浙江财经大学
信工学院ACM集训队

HDU 5543 Pick The Sticks

本文由 Ocrosoft 于 2016-08-11 8:24:03 发表

Pick The Sticks

Time Limit: 15000/10000 MS (Java/Others)    Memory Limit: 65535/65535 K (Java/Others)
Total Submission(s): 1102    Accepted Submission(s): 350

Problem Description
The story happened long long ago. One day, Cao Cao made a special order called “Chicken Rib” to his army. No one got his point and all became very panic. However, Cao Cao himself felt very proud of his interesting idea and enjoyed it.
Xiu Yang, one of the cleverest counselors of Cao Cao, understood the command Rather than keep it to himself, he told the point to the whole army. Cao Cao got very angry at his cleverness and would like to punish Xiu Yang. But how can you punish someone because he’s clever? By looking at the chicken rib, he finally got a new idea to punish Xiu Yang.
He told Xiu Yang that as his reward of encrypting the special order, he could take as many gold sticks as possible from his desk. But he could only use one stick as the container.
Formally, we can treat the container stick as an L length segment. And the gold sticks as segments too. There were many gold sticks with different length ai and value vi. Xiu Yang needed to put these gold segments onto the container segment. No gold segment was allowed to be overlapped. Luckily, Xiu Yang came up with a good idea. On the two sides of the container, he could make part of the gold sticks outside the container as long as the center of the gravity of each gold stick was still within the container.

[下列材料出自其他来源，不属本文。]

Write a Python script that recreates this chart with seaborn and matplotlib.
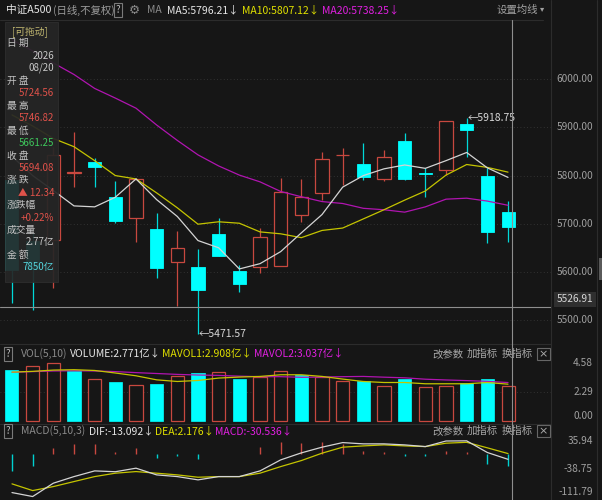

This could help him get more valuable gold sticks.
As a result, Xiu Yang took too many gold sticks which made Cao Cao much more angry. Cao Cao killed Xiu Yang before he made himself home. So no one knows how many gold sticks Xiu Yang made it in the container.
Can you help solve the mystery by finding out what’s the maximum value of the gold sticks Xiu Yang could have taken?
 

Input
The first line of the input gives the number of test cases, T(1≤T≤100). T test cases follow. Each test case start with two integers, N(1≤N≤1000) and L(1≤L≤2000), represents the number of gold sticks and the length of the container stick. N lines follow. Each line consist of two integers, ai(1≤ai≤2000)and vi(1≤vi≤109), represents the length and the value of the ith gold stick.
 

Output
For each test case, output one line containing Case #x: y, where x is the test case number (starting from 1) and y is the maximum value of the gold sticks Xiu Yang could have taken.
 

Sample Input
4

3 7
4 1
2 1
8 1

3 7
4 2
2 1
8 4

3 5
4 1
2 2
8 9

1 1
10 3
 

Sample Output
Case #1: 2
Case #2: 6
Case #3: 11
Case #4: 3
Hint
In the third case, assume the container is lay on x-axis from 0 to 5. Xiu Yang could put the second gold stick center at 0 and put the third gold stick center at 5, so none of them will drop and he can get total 2+9=11 value. In the fourth case, Xiu Yang could just put the only gold stick center on any position of [0,1], and he can get the value of 3.
 

Solution

题意:给n跟木棒,一个长度为m的容器,要求将木棍放进容器使得价值最大。木棍只要重心在容器内就算放进容器,同时两根木棍不能有重叠。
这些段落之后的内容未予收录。